Even with a shared understanding of the decision and its scope, we know that community members will have additional questions about the impacts on specific Brown programs and initiatives. As an initial resource, we have published a set of Frequently Asked Questions on the Office of the Provost website, and we will provide additional resources in the months ahead.

We also expect more information from the federal government. The White House has stated that the U.S. Department of Justice and the U.S. Department of Education will provide guidance on lawful admissions practices by mid-August, and the Department of Education will provide additional guidance on administering programs to support students from underrepresented populations.

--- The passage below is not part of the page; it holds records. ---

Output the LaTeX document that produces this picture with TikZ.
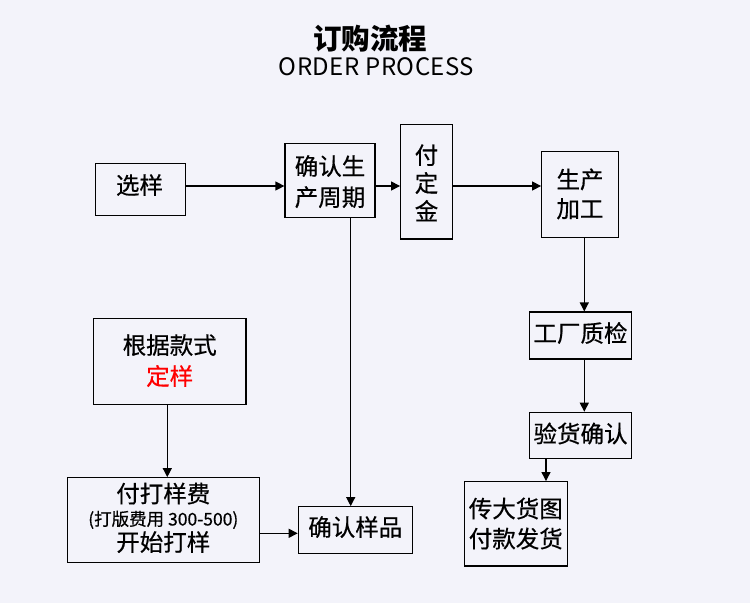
\documentclass[tikz,border=0pt]{standalone}
\usepackage{fontspec}
\setmainfont{Noto Sans CJK SC}
\newfontfamily\boxfont{Noto Sans CJK SC}[FakeBold=0.5]
\usetikzlibrary{arrows.meta}
\definecolor{bg}{RGB}{243,243,250}
\definecolor{redtxt}{RGB}{255,0,0}
\begin{document}
\begin{tikzpicture}[x=1pt,y=-1pt,
  box/.style={draw=black,line width=1.2pt,inner sep=0pt},
  txt/.style={inner sep=0pt,text height=1.0em,text depth=0em,font=\boxfont\fontsize{23.5}{23.5}\selectfont},
  small/.style={txt,font=\boxfont\fontsize{17.5}{17.5}\selectfont},
  arr/.style={line width=1.2pt,-{Triangle[length=9pt,width=9pt]}}]
\fill[bg] (0,0) rectangle (750,603);
\useasboundingbox (0,0) rectangle (750,603);
% title
\node[font=\bfseries\fontsize{28.5}{28.5}\selectfont] (t1) at (370,39) {订购流程};
\node[font=\fontsize{24}{24}\selectfont\addfontfeature{LetterSpace=2}] (t2) at (376.5,67) {ORDER PROCESS};
% boxes
\node[box,minimum width=90pt,minimum height=52pt] (xy) at (140.5,189.5) {};
\node[box,minimum width=90pt,minimum height=74pt] (qr) at (330,180.3) {};
\node[box,minimum width=51.6pt,minimum height=114.7pt] (fd) at (426.5,181.7) {};
\node[box,minimum width=76.6pt,minimum height=85.6pt] (sc) at (580,194.5) {};
\node[box,minimum width=102.4pt,minimum height=47pt] (zj) at (580.5,335.5) {};
\node[box,minimum width=102.4pt,minimum height=46pt] (yh) at (580.5,435.3) {};
\node[box,minimum width=103pt,minimum height=84.3pt] (cd) at (515.8,523.8) {};
\node[box,minimum width=152.7pt,minimum height=86pt] (gj) at (169.7,361.3) {};
\node[box,minimum width=192pt,minimum height=84.6pt] (fy) at (163.3,520) {};
\node[box,minimum width=114pt,minimum height=46.6pt] (qp) at (355.3,530) {};
% texts
\node[txt] (xyA) at (139.5,189) {选样};
\node[txt] (qrA) at (330,170) {确认生};
\node[txt] (qrB) at (330,201) {产周期};
\node[txt] (fdA) at (426.5,159) {付};
\node[txt] (fdB) at (426.5,187) {定};
\node[txt] (fdC) at (426.5,215) {金};
\node[txt] (scA) at (580,183.3) {生产};
\node[txt] (scB) at (580,212.5) {加工};
\node[txt] (zjA) at (580.5,337) {工厂质检};
\node[txt] (yhA) at (580.5,437.5) {验货确认};
\node[txt] (cdA) at (515.8,512.5) {传大货图};
\node[txt] (cdB) at (515.8,542.5) {付款发货};
\node[txt] (gjA) at (169.7,349) {根据款式};
\node[txt,text=redtxt] (gjB) at (169.7,380) {定样};
\node[txt] (fyA) at (163.3,497.5) {付打样费};
\node[small] (fyB) at (163.3,520.5) {(打版费用 300-500)};
\node[txt] (fyC) at (163.3,546) {开始打样};
\node[txt] (qpA) at (355.3,531) {确认样品};
% helper coordinates
\coordinate (r1) at (0,186);
\coordinate (c2) at (584.3,0);
\coordinate (c3) at (546,0);
\coordinate (c4) at (167.3,0);
\coordinate (c5) at (350.7,0);
\coordinate (r2) at (0,533.3);
% connectors
\draw[arr] (xy.east |- r1) -- (qr.west |- r1);
\draw[arr] (qr.east |- r1) -- (fd.west |- r1);
\draw[arr] (fd.east |- r1) -- (sc.west |- r1);
\draw[arr] (sc.south -| c2) -- (zj.north -| c2);
\draw[arr] (zj.south -| c2) -- (yh.north -| c2);
\draw[arr] (yh.south -| c3) -- (cd.north -| c3);
\draw[arr] (gj.south -| c4) -- (fy.north -| c4);
\draw[arr] (fy.east |- r2) -- (qp.west |- r2);
\draw[arr] (qr.south -| c5) -- (qp.north -| c5);
\end{tikzpicture}
\end{document}
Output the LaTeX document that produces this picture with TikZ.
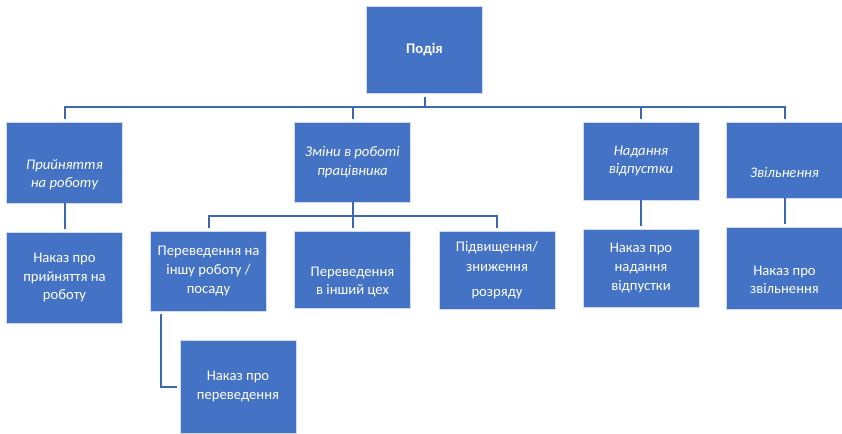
\documentclass[tikz,border=0pt]{standalone}
\usepackage{fontspec}
\setmainfont{Carlito}
\usepackage{tikz}
\definecolor{boxc}{HTML}{4472C4}
\definecolor{linec}{HTML}{3F67B1}
\tikzset{
  box/.style={rectangle, fill=boxc, draw=white!75!boxc, line width=0.6pt,
    minimum width=87pt, inner sep=2pt, text=white, align=center,
    font=\fontsize{11}{13.9}\selectfont},
  boxtext/.style={text=white, align=center, font=\fontsize{11}{13.9}\selectfont},
  conn/.style={draw=linec, line width=1.5pt, shorten <=2pt, shorten >=2pt}
}

\begin{document}
\begin{tikzpicture}[x=0.75pt,y=-0.75pt]
\useasboundingbox (0,0) rectangle (842,433);
% top
\node[box, minimum height=65.25pt] (podiya) at (424.5,49.5) {\bfseries Подія};
% second row
\node[box, minimum height=60.75pt, label={[boxtext, yshift=-9.3pt]center:{\itshape Прийняття\\ \itshape на роботу}}] (pryin) at (64.5,162.5) {};
\node[box, minimum height=60pt] (zminy) at (352.5,162) {\itshape Зміни в роботі\\ \itshape працівника};
\node[box, minimum height=58.5pt] (nadan) at (641,161) {\itshape Надання\\ \itshape відпустки};
\node[box, minimum height=57pt, label={[boxtext, yshift=-9.6pt]center:{\itshape Звільнення}}] (zvil) at (784.5,160) {};
% third row
\node[box, minimum height=68.25pt] (nkpryin) at (64.5,277.5) {Наказ про\\прийняття на\\роботу};
\node[box, minimum height=60pt] (perinsh) at (208.5,271) {Переведення на\\іншу роботу /\\посаду};
\node[box, minimum height=57.75pt, label={[boxtext, yshift=-9.3pt]center:{Переведення\\в інший цех}}] (pertseh) at (352.5,269.5) {};
\node[box, minimum height=58.5pt] (rozryad) at (497,270) {Підвищення/\\[1.1pt]зниження\\[4.9pt]розряду};
\node[box, minimum height=58.5pt] (nknadan) at (641,268) {Наказ про\\надання\\відпустки};
\node[box, minimum height=61.5pt, label={[boxtext, yshift=-9pt]center:{Наказ про\\звільнення}}] (nkzvil) at (784.5,268) {};
% bottom
\node[box, minimum height=69.75pt] (nkper) at (238,386.5) {Наказ про\\переведення};
% connectors
\draw[conn, shorten <=3pt] (podiya.south) -- ++(0,14) -| (pryin.north);
\draw[conn, shorten <=3pt] (podiya.south) -- ++(0,14) -| (zminy.north);
\draw[conn, shorten <=3pt] (podiya.south) -- ++(0,14) -| (nadan.north);
\draw[conn, shorten <=3pt] (podiya.south) -- ++(0,14) -| (zvil.north);
\draw[conn, shorten <=0pt] (zminy.south) -- ++(0,14) -| (perinsh.north);
\draw[conn, shorten <=0pt] (zminy.south) -- ++(0,14) -| (pertseh.north);
\draw[conn, shorten <=0pt] (zminy.south) -- ++(0,14) -| (rozryad.north);
\draw[conn, shorten <=0pt] (pryin.south) -- (nkpryin.north);
\draw[conn, shorten <=0pt] (nadan.south) -- (nknadan.north);
\draw[conn, shorten <=0pt] (zvil.south) -- (nkzvil.north);
\draw[conn] ([xshift=8.25pt]perinsh.south west) |- (nkper.west);
\end{tikzpicture}
\end{document}
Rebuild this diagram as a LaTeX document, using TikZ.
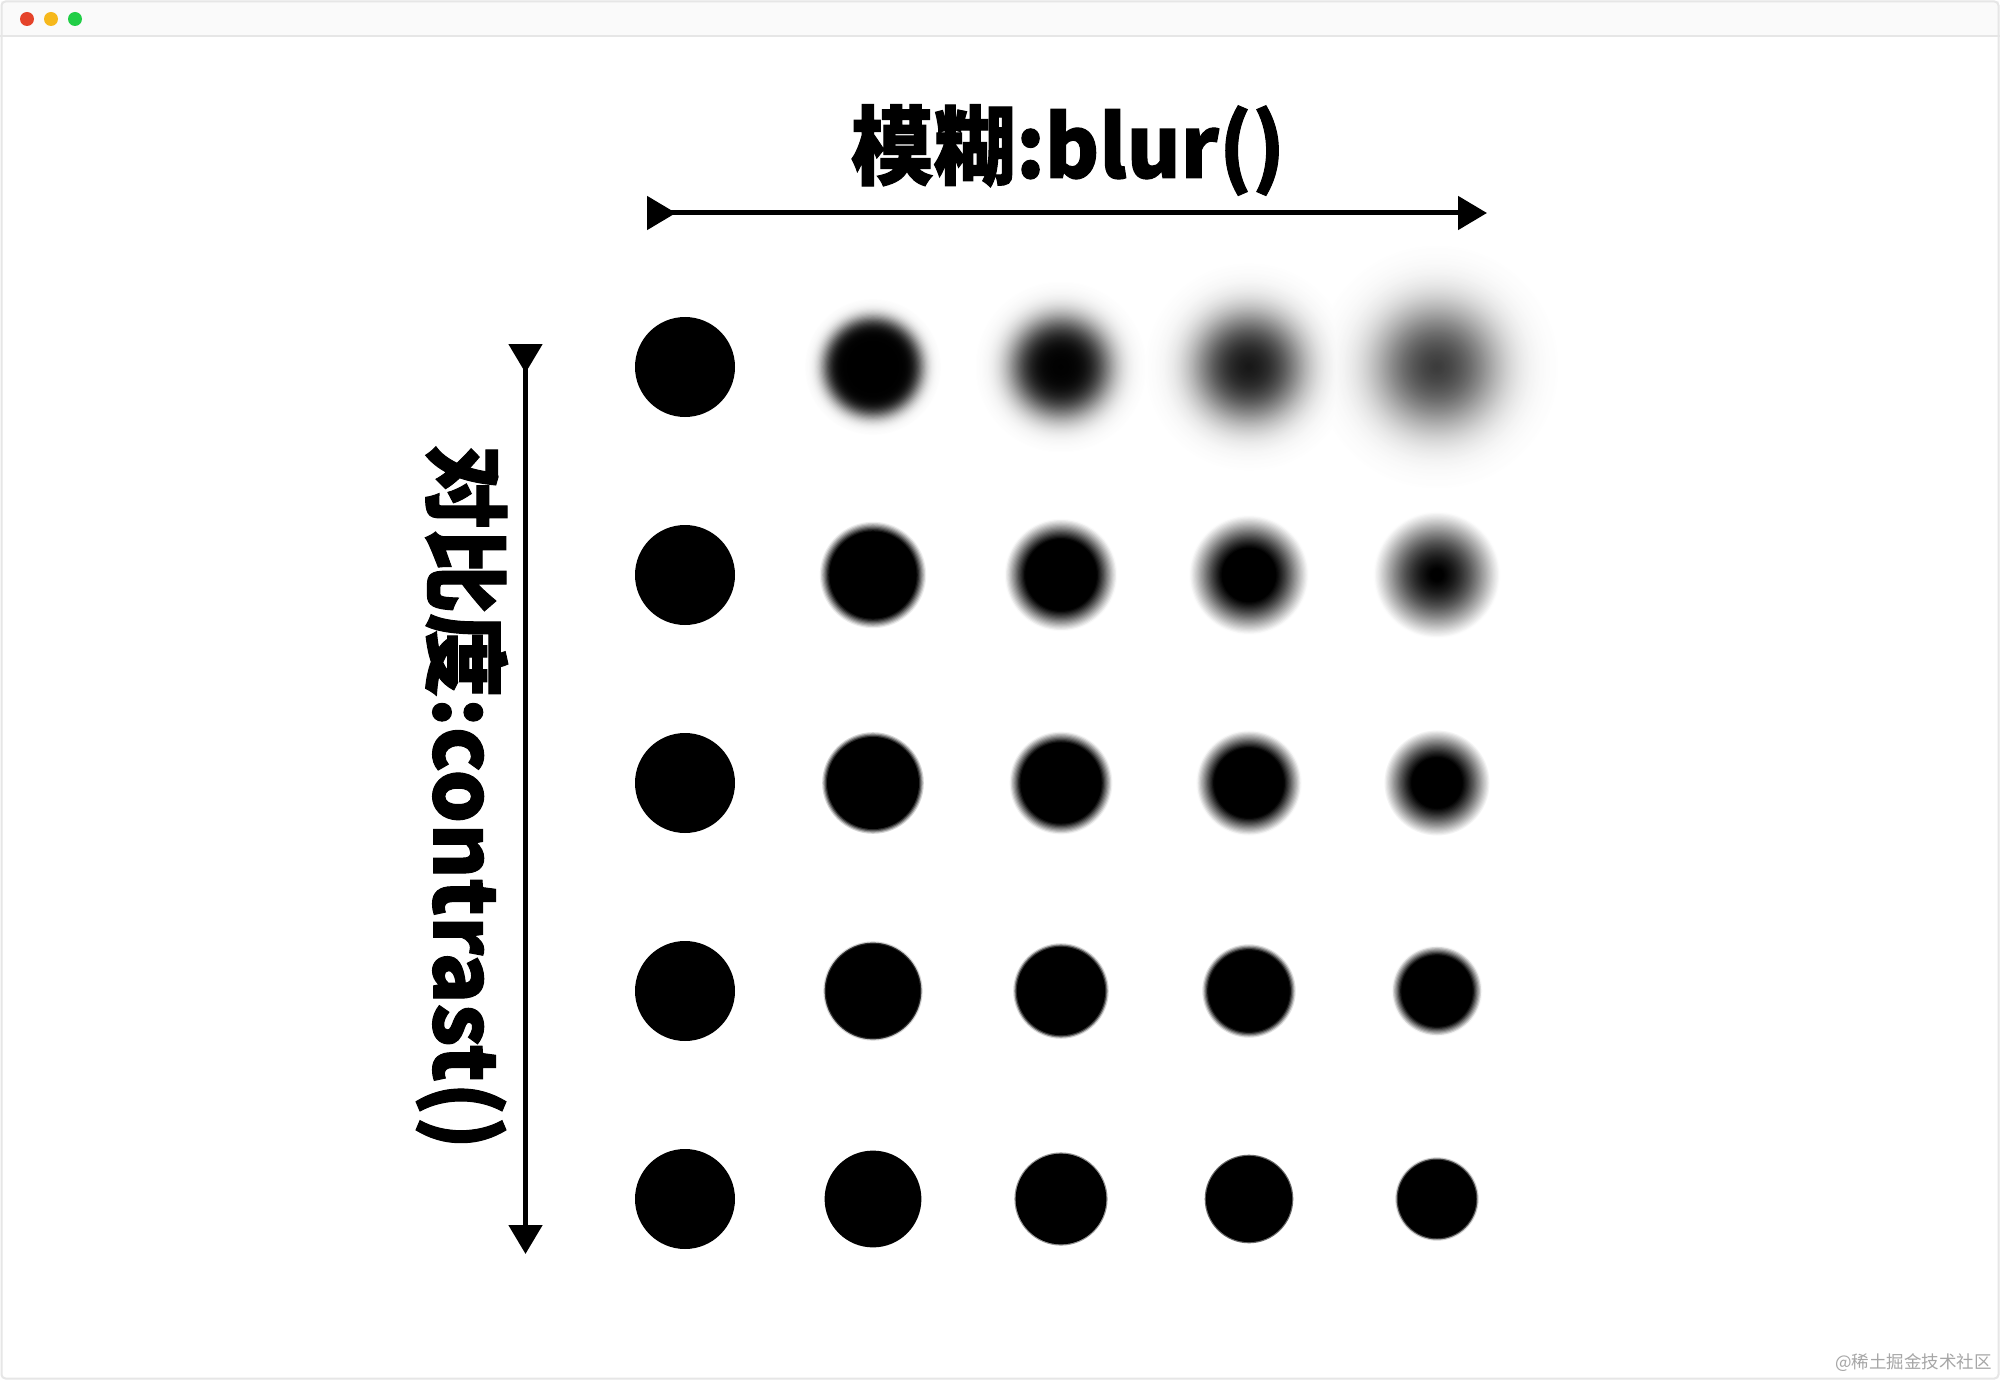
\documentclass[tikz,border=0pt]{standalone}
\usepackage{fontspec}
\usetikzlibrary{arrows.meta}
\newfontfamily\cjk{Noto Sans CJK SC}[BoldFeatures={FakeBold=1.2}]
\definecolor{dotred}{HTML}{E5432A}
\definecolor{dotorange}{HTML}{F6B81C}
\definecolor{dotgreen}{HTML}{21CE46}
\definecolor{framegray}{HTML}{E6E6E6}
\begin{document}
\begin{tikzpicture}[x=1pt,y=-1pt,
  axis/.style={line width=5pt,
    {Triangle[reversed,length=29pt,width=33pt]}-{Triangle[length=29pt,width=33pt]}},
  bigtext/.style={font=\cjk\bfseries\fontsize{86}{86}\selectfont, inner sep=0pt},
  winbtn/.style={circle, inner sep=0pt, minimum size=14pt}]
\useasboundingbox (0,0) rectangle (2000,1380);
\fill[white] (0,0) rectangle (2000,1380);
% window frame
\fill[black!2] (1,1) rectangle (1999,36);
\draw[framegray, line width=1.5pt] (0,36) -- (2000,36);
\draw[framegray, line width=2pt, rounded corners=4pt] (1.5,1.5) rectangle (1998.5,1378.5);
\node[winbtn, fill=dotred] (bred) at (27,19) {};
\node[winbtn, fill=dotorange] (borange) at (51,19) {};
\node[winbtn, fill=dotgreen] (bgreen) at (75,19) {};
% titles
\node[bigtext] (blur) at (1068,150) {\scalebox{0.96}[1]{模糊:blur()}};
\node[bigtext, rotate=-90] (contrast) at (462,797) {\scalebox{0.98}[1]{对比度:contrast()}};
% axes
\coordinate (h0) at (647,213);
\coordinate (h1) at (1487,213);
\coordinate (v0) at (525.5,344);
\coordinate (v1) at (525.5,1254);
\draw[axis] (h0) -- (h1);
\draw[axis] (v0) -- (v1);
% blurred dots
\def\bSigList{{0,7.5,15,22,28}}
\def\bRList{{50,49,46.5,44.6,41.5}}
\def\bCList{{1,2,3.5,10,40}}
\foreach \bi in {0,...,4}{
  \foreach \bj in {0,...,4}{
    \pgfmathsetmacro\bCx{685+188*\bj}
    \pgfmathsetmacro\bCy{367+208*\bi}
    \pgfmathsetmacro\bSig{\bSigList[\bj]}
    \pgfmathsetmacro\bRf{\bRList[\bj]}
    \pgfmathsetmacro\bCt{\bCList[\bi]}
    \ifdim\bSig pt<0.5pt
      \fill[black] (\bCx,\bCy) circle[radius=50pt];
    \else
      \pgfmathsetmacro\bDz{1-exp(-min(2500/(2*\bSig*\bSig),9))}
      \pgfmathsetmacro\bP{0.5/\bDz}
      \pgfmathsetmacro\bZ{ln(\bP/(1-\bP))/1.702}
      \pgfmathsetmacro\bRh{\bRf+\bSig*\bZ}
      \pgfmathsetmacro\bRmax{\bRh+3.6*\bSig}
      \pgfmathtruncatemacro\bN{\bRmax/1.2}
      \foreach \bk in {0,...,\bN}{
        \pgfmathsetmacro\bRr{\bRmax-\bk*1.2}
        \pgfmathsetmacro\bX{max(min((\bRh-\bRr)/\bSig,5),-5)}
        \pgfmathsetmacro\bE{max(min(1.5976*\bX+0.070566*\bX*\bX*\bX,9),-9)}
        \pgfmathsetmacro\bD{\bDz/(1+exp(-\bE))}
        \pgfmathsetmacro\bDc{100*max(0,min(1,(\bD-0.5)*\bCt+0.5))}
        \ifdim\bDc pt>0.4pt
          \fill[black!\bDc, blend mode=darken] (\bCx,\bCy) circle[radius=\bRr pt];
        \fi
      }
    \fi
  }
}
% watermark
\node[font=\cjk\fontsize{17.5}{17.5}\selectfont, text=black!35, anchor=east, inner sep=0pt] (mark) at (1992,1363) {@稀土掘金技术社区};
\end{tikzpicture}
\end{document}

As we receive and analyze that guidance, we will provide further information to the Brown community.

In the interim, the Office of the General Counsel will continue to schedule workshops for relevant admissions officers and other academic and administrative leaders, as well as hold sessions for members of the community who may operate race-themed programs and activities. Faculty and staff who have questions regarding specific programs should reach out to [email protected] for consultation.

We appreciate your diligence in reviewing this guidance as we all work together to ensure that we comply with the law while sustaining the diversity and inclusion that is so central to Brown’s mission.